Small warning. There are some spoilers here.
I'm not sure how I want to dive into this really. The idea is promising and long overdue. A split in the X-Men based on the premise of the treatment of children and how adults are supposed to protect them. Cyclops on the callous and arrogant side of telling children they don't have the luxury of any form of innocence or to even pretend as such, and Wolverine on the side of being a real man and adult to protect these kids, not put them in those kinds of positions, and give them that time instead of inflicting even more psychological trauma on them than the world already does in their formative years. (Because really, in the end, even if Scott does succeed, what has he really won if he destroys these kids from the inside out before they've had enough time to mature to handle it? It's done wonders for X-23, so how can it be bad?)
Wow, that was a loaded statement. Guess you can tell which I side with.
I do feel that maybe this issue and schism didn't articulate the argument as well as it should have, but this is a debate that spans many a psychiatrist and ample amounts of research. So maybe it really can't be articulated that well to begin with. That's rationalizing it though, and it's hard to do that when mistakes happen that suggest it was rather hurriedly thrown together last minute for something that's been years in the planning and supposed to be such a pivotal turning point in the X-Men's future.
|Typo or Freudian slip? You decide!|
With potential mistakes like that. It's hard to take this issue seriously as an event that has span years in the making that finally came to a head. I think "unavoidable" is what they meant, but it goes to a lack of quality control in the product itself which suggests a form of rush to being published. Especially a scene as pivotal as this. If you still don't get what I mean. Cyclops just told Psylocke "No Killing, unless it's absolutely something that doesn't need to be killed. Then kill it." Which changes the entire line away from the suggested intent. Uh, Marvel, you might want to fix that on future printings or digital copies. As it stands now, it doesn't make any sense whatsoever other than as a Freudian slip by Scott alluding to his true fallen from grace nature. It undermines his statements to psylocke, and sabotages his side of the debate entirely.
|To be continued!|
All in all, I look forward to seeing how this goes, but I'm really starting to wish some of the writers at marvel would use a dictionary, or the lettering staff would check grammar rules or talk to the writer to make sure the dialogue is right. This is isn't the first time it's happened, and probably won't be the last. It's a bit shameful to think that mistakes like this keep happening time and time again for a large company that likes to claim superiority and mock others for their mistakes.

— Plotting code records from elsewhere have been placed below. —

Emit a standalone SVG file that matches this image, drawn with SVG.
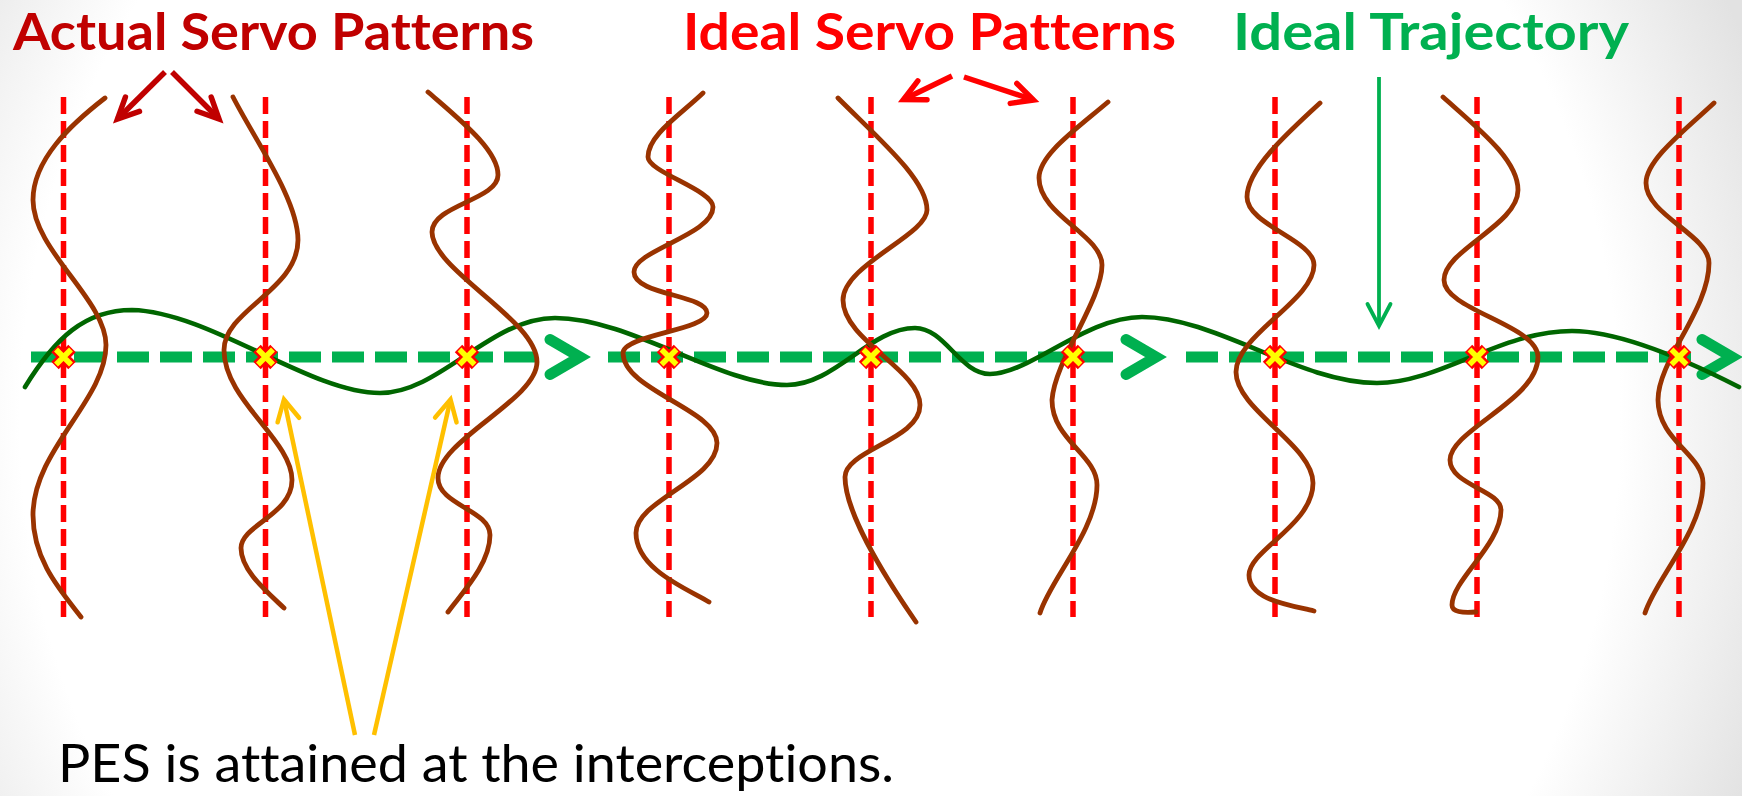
<svg xmlns="http://www.w3.org/2000/svg" xmlns:xlink="http://www.w3.org/1999/xlink" width="1742" height="796" viewBox="0 0 1742 796">
<style>
.title{font-family:Lato,"Liberation Sans",sans-serif;font-weight:bold;font-size:51px;font-variant-ligatures:none}
.caption{font-family:Lato,"Liberation Sans",sans-serif;font-size:52px;fill:#000000;font-variant-ligatures:none}
.guide{fill:none;stroke:#FF0000;stroke-width:5.5;stroke-dasharray:17 7}
.pattern{fill:none;stroke:#993300;stroke-width:4.8;stroke-linecap:round;stroke-linejoin:round}
.traj{fill:none;stroke:#00B050;stroke-width:11;stroke-dasharray:32 11}
.actual{fill:none;stroke:#006600;stroke-width:4.6;stroke-linecap:round}
.ptrDR{fill:none;stroke:#C00000;stroke-width:5.5}
.ptrR{fill:none;stroke:#FF0000;stroke-width:5.5}
.ptrG{fill:none;stroke:#00B050;stroke-width:3.8}
.ptrY{fill:none;stroke:#FFC000;stroke-width:4.5}
</style>
<defs>
<radialGradient id="bg" gradientUnits="userSpaceOnUse" cx="820" cy="420" r="1000">
<stop offset="0.8" stop-color="#FFFFFF"/>
<stop offset="1" stop-color="#E2E2E2"/>
</radialGradient>
<marker id="ahDR" markerUnits="userSpaceOnUse" orient="auto" overflow="visible" markerWidth="1" markerHeight="1" refX="0" refY="0">
<path d="M-21,-10 L0,0 L-21,10" fill="none" stroke="#C00000" stroke-width="5.5" stroke-linecap="round" stroke-linejoin="miter"/>
</marker>
<marker id="ahR" markerUnits="userSpaceOnUse" orient="auto" overflow="visible" markerWidth="1" markerHeight="1" refX="0" refY="0">
<path d="M-21,-10.5 L0,0 L-21,10.5" fill="none" stroke="#FF0000" stroke-width="5.5" stroke-linecap="round" stroke-linejoin="miter"/>
</marker>
<marker id="ahG" markerUnits="userSpaceOnUse" orient="auto" overflow="visible" markerWidth="1" markerHeight="1" refX="0" refY="0">
<path d="M-22,-11.5 L0,0 L-22,11.5" fill="none" stroke="#00B050" stroke-width="3.8" stroke-linecap="round" stroke-linejoin="miter"/>
</marker>
<marker id="ahY" markerUnits="userSpaceOnUse" orient="auto" overflow="visible" markerWidth="1" markerHeight="1" refX="0" refY="0">
<path d="M-21,-11 L0,0 L-21,11" fill="none" stroke="#FFC000" stroke-width="4.5" stroke-linecap="round" stroke-linejoin="miter"/>
</marker>
<path id="chev" d="M-30,-17.5 L0,0 L-30,17.5" fill="none" stroke="#00B050" stroke-width="11" stroke-linecap="round" stroke-linejoin="miter"/>
<g id="xm">
<path d="M-8.5,-8.5 L8.5,8.5 M-8.5,8.5 L8.5,-8.5" fill="none" stroke="#FF0000" stroke-width="10.5"/>
<path d="M-7.5,-7.5 L7.5,7.5 M-7.5,7.5 L7.5,-7.5" fill="none" stroke="#FFFF00" stroke-width="5.5"/>
</g>
</defs>
<rect x="0" y="0" width="1742" height="796" fill="url(#bg)"/>

<g id="titles">
<text id="title-actual" class="title" x="13" y="50" fill="#C00000" textLength="521" lengthAdjust="spacingAndGlyphs">Actual Servo Patterns</text>
<text id="title-ideal" class="title" x="683" y="50" fill="#FF0000" textLength="493" lengthAdjust="spacingAndGlyphs">Ideal Servo Patterns</text>
<text id="title-traj" class="title" x="1233" y="50" fill="#00B050" textLength="396" lengthAdjust="spacingAndGlyphs">Ideal Trajectory</text>
</g>

<g id="ideal-servo-lines">
<line class="guide" x1="63.5" y1="97" x2="63.5" y2="617"/>
<line class="guide" x1="265.5" y1="97" x2="265.5" y2="617"/>
<line class="guide" x1="467" y1="97" x2="467" y2="617"/>
<line class="guide" x1="669" y1="97" x2="669" y2="617"/>
<line class="guide" x1="871" y1="97" x2="871" y2="617"/>
<line class="guide" x1="1073" y1="97" x2="1073" y2="617"/>
<line class="guide" x1="1275" y1="97" x2="1275" y2="617"/>
<line class="guide" x1="1477" y1="97" x2="1477" y2="617"/>
<line class="guide" x1="1679" y1="97" x2="1679" y2="617"/>
</g>

<g id="ideal-trajectory">
<line class="traj" x1="31" y1="357" x2="536" y2="357"/>
<use xlink:href="#chev" href="#chev" transform="translate(580,357)"/>
<line class="traj" x1="608" y1="357" x2="1113" y2="357"/>
<use xlink:href="#chev" href="#chev" transform="translate(1156,357)"/>
<line class="traj" x1="1186" y1="357" x2="1691" y2="357"/>
<use xlink:href="#chev" href="#chev" transform="translate(1732,357)"/>
</g>

<g id="actual-trajectory">
<path class="actual" d="M25,387 C55,338 85,310 132,310 C210,312 310,393 380,393 C440,393 490,318 555,318 C630,318 720,385 787,385 C835,385 870,328 915,328 C945,328 960,374 990,374 C1030,374 1085,317 1142,317 C1215,317 1300,383 1377,383 C1440,383 1500,331 1572,331 C1620,331 1690,362 1739,387"/>
</g>

<g id="actual-servo-patterns">
<path id="sp1" class="pattern" d="M105,98 C70,125 33,160 33,200 C33,250 106,300 106,345 C106,400 33,450 33,515 C33,560 60,590 81,617"/>
<path id="sp2" class="pattern" d="M233,97 C255,140 298,200 298,240 C298,290 224,310 224,350 C224,400 292,440 292,480 C292,515 241,525 241,548 C241,570 265,590 284,608"/>
<path id="sp3" class="pattern" d="M428,92 C460,120 498,150 498,175 C498,200 432,205 432,232 C432,270 537,320 537,362 C537,400 438,440 438,478 C438,505 490,510 490,535 C490,565 460,595 448,612"/>
<path id="sp4" class="pattern" d="M703,93 C680,115 648,135 648,157 C648,172 713,190 713,207 C713,235 634,250 634,272 C634,295 707,295 707,313 C707,330 623,335 623,353 C623,390 717,410 717,443 C717,480 636,500 636,533 C636,570 690,590 709,602"/>
<path id="sp5" class="pattern" d="M838,98 C880,140 927,180 927,210 C927,235 843,265 843,300 C843,340 920,370 920,405 C920,440 845,450 845,477 C845,510 880,570 916,622"/>
<path id="sp6" class="pattern" d="M1108,102 C1075,130 1039,155 1039,178 C1039,215 1102,235 1102,265 C1102,300 1055,360 1052,400 C1052,440 1097,455 1097,485 C1097,530 1050,580 1040,613"/>
<path id="sp7" class="pattern" d="M1320,103 C1285,135 1247,170 1247,197 C1247,225 1314,240 1314,265 C1314,300 1236,335 1236,372 C1236,410 1313,445 1313,483 C1313,525 1249,550 1249,575 C1249,600 1290,605 1314,611"/>
<path id="sp8" class="pattern" d="M1443,97 C1480,130 1518,160 1518,190 C1518,225 1444,250 1444,280 C1444,310 1538,325 1538,357 C1538,400 1450,430 1450,460 C1450,485 1501,490 1501,510 C1501,545 1452,580 1452,605 C1452,612 1462,613 1476,612"/>
<path id="sp9" class="pattern" d="M1714,103 C1685,130 1646,160 1646,183 C1646,215 1709,235 1709,263 C1709,310 1658,360 1658,400 C1658,440 1703,455 1703,483 C1703,530 1655,580 1645,613"/>
</g>

<g id="interceptions">
<use xlink:href="#xm" href="#xm" x="63.5" y="357"/>
<use xlink:href="#xm" href="#xm" x="265.5" y="357"/>
<use xlink:href="#xm" href="#xm" x="467" y="357"/>
<use xlink:href="#xm" href="#xm" x="669" y="357"/>
<use xlink:href="#xm" href="#xm" x="871" y="357"/>
<use xlink:href="#xm" href="#xm" x="1073" y="357"/>
<use xlink:href="#xm" href="#xm" x="1275" y="357"/>
<use xlink:href="#xm" href="#xm" x="1477" y="357"/>
<use xlink:href="#xm" href="#xm" x="1679" y="357"/>
</g>

<g id="connectors">
<line class="ptrDR" x1="165" y1="72" x2="117.5" y2="119" marker-end="url(#ahDR)"/>
<line class="ptrDR" x1="172" y1="72" x2="219" y2="119" marker-end="url(#ahDR)"/>
<line class="ptrR" x1="952" y1="76" x2="903.5" y2="99.5" marker-end="url(#ahR)"/>
<line class="ptrR" x1="964" y1="77" x2="1033.5" y2="100" marker-end="url(#ahR)"/>
<line class="ptrG" x1="1379" y1="77" x2="1379" y2="326" marker-end="url(#ahG)"/>
<line class="ptrY" x1="355" y1="735" x2="284" y2="399.5" marker-end="url(#ahY)"/>
<line class="ptrY" x1="374" y1="735" x2="450.5" y2="399.5" marker-end="url(#ahY)"/>
</g>

<g id="caption">
<text class="caption" x="58" y="782" textLength="836" lengthAdjust="spacingAndGlyphs">PES is attained at the interceptions.</text>
</g>
</svg>
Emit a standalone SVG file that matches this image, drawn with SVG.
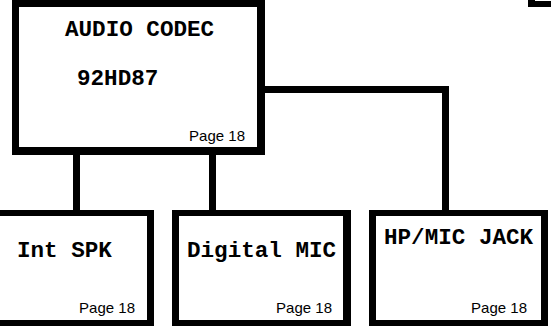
<svg xmlns="http://www.w3.org/2000/svg" width="551" height="326" viewBox="0 0 551 326">
<style>
.outer{fill:#000}
.inner{fill:#fff}
.t{font-family:"Liberation Mono","Courier New",monospace;font-weight:bold;font-size:22.6px;fill:#000}
.p{font-family:"Liberation Sans",Arial,sans-serif;font-size:15px;fill:#000;text-anchor:end}
.c{fill:none;stroke:#000;stroke-width:7}
</style>
<g id="connectors">
<path class="c" d="M76.5 155V211"/>
<path class="c" d="M212.5 155V211"/>
<path class="c" d="M264 89.5H445.5V211"/>
</g>
<g id="corner-box">
<rect class="outer" x="528" y="-100" width="40" height="107"/>
<rect class="inner" x="535" y="-100" width="40" height="101"/>
</g>
<g id="audio-codec">
<rect class="outer" x="12" y="-2" width="253" height="157"/>
<rect class="inner" x="19" y="7" width="238" height="140"/>
<text class="t" x="65" y="36">AUDIO CODEC</text>
<text class="t" x="77" y="85">92HD87</text>
<text class="p" x="245" y="141">Page 18</text>
</g>
<g id="int-spk">
<rect class="outer" x="-10" y="210" width="164" height="120"/>
<rect class="inner" x="-3" y="216" width="150" height="104"/>
<text class="t" x="17" y="257">Int SPK</text>
<text class="p" x="135" y="313">Page 18</text>
</g>
<g id="digital-mic">
<rect class="outer" x="172" y="210" width="179" height="120"/>
<rect class="inner" x="179" y="216" width="164" height="104"/>
<text class="t" x="187" y="257">Digital MIC</text>
<text class="p" x="332" y="313">Page 18</text>
</g>
<g id="hp-mic-jack">
<rect class="outer" x="369" y="210" width="179" height="120"/>
<rect class="inner" x="376" y="216" width="165" height="104"/>
<text class="t" x="384" y="244">HP/MIC JACK</text>
<text class="p" x="527" y="313">Page 18</text>
</g>
</svg>
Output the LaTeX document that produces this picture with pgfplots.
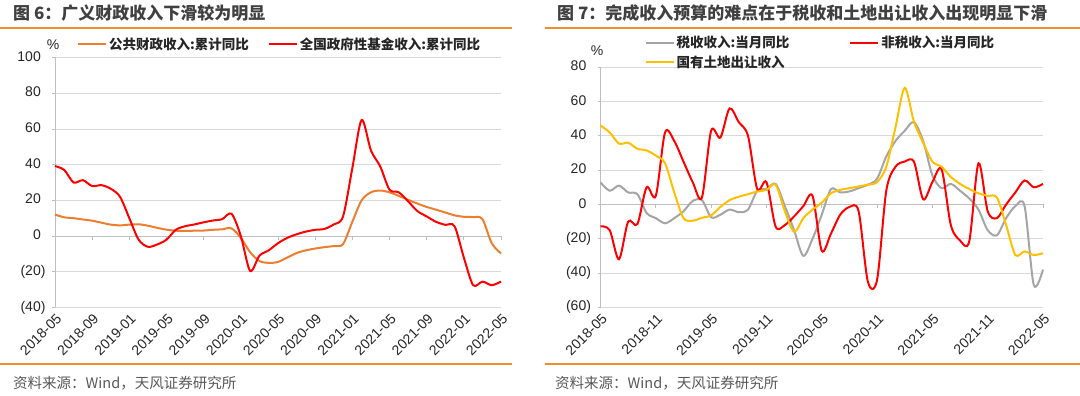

The irony of which is too delicious to bother going into here without further examples of public mistreatment of staff, typographical errors, and blatant misunderstandings from lack of asking questions or reviewing older material, let alone the way they shrug off such commentary as "can't you take a joke" like any schoolyard bully does that comes right back to doubling up the layers of damage it illicits by forcing silence onto the outspoken party.
I might have to save that for another day though. Instead let's just focus on this issue and the primal nature it tries to dive into without a clear articulated reason as to why. Suggesting it more akin to the dance of Scott and Logan as they lay blows to each other's manly pride as opposed to the primal nature of what being a real adult, a real guardian, a real parent, is about.
It also has ample amounts of buxom babes in bikinis too if that's your thing. (Hey, sex sells over substance.)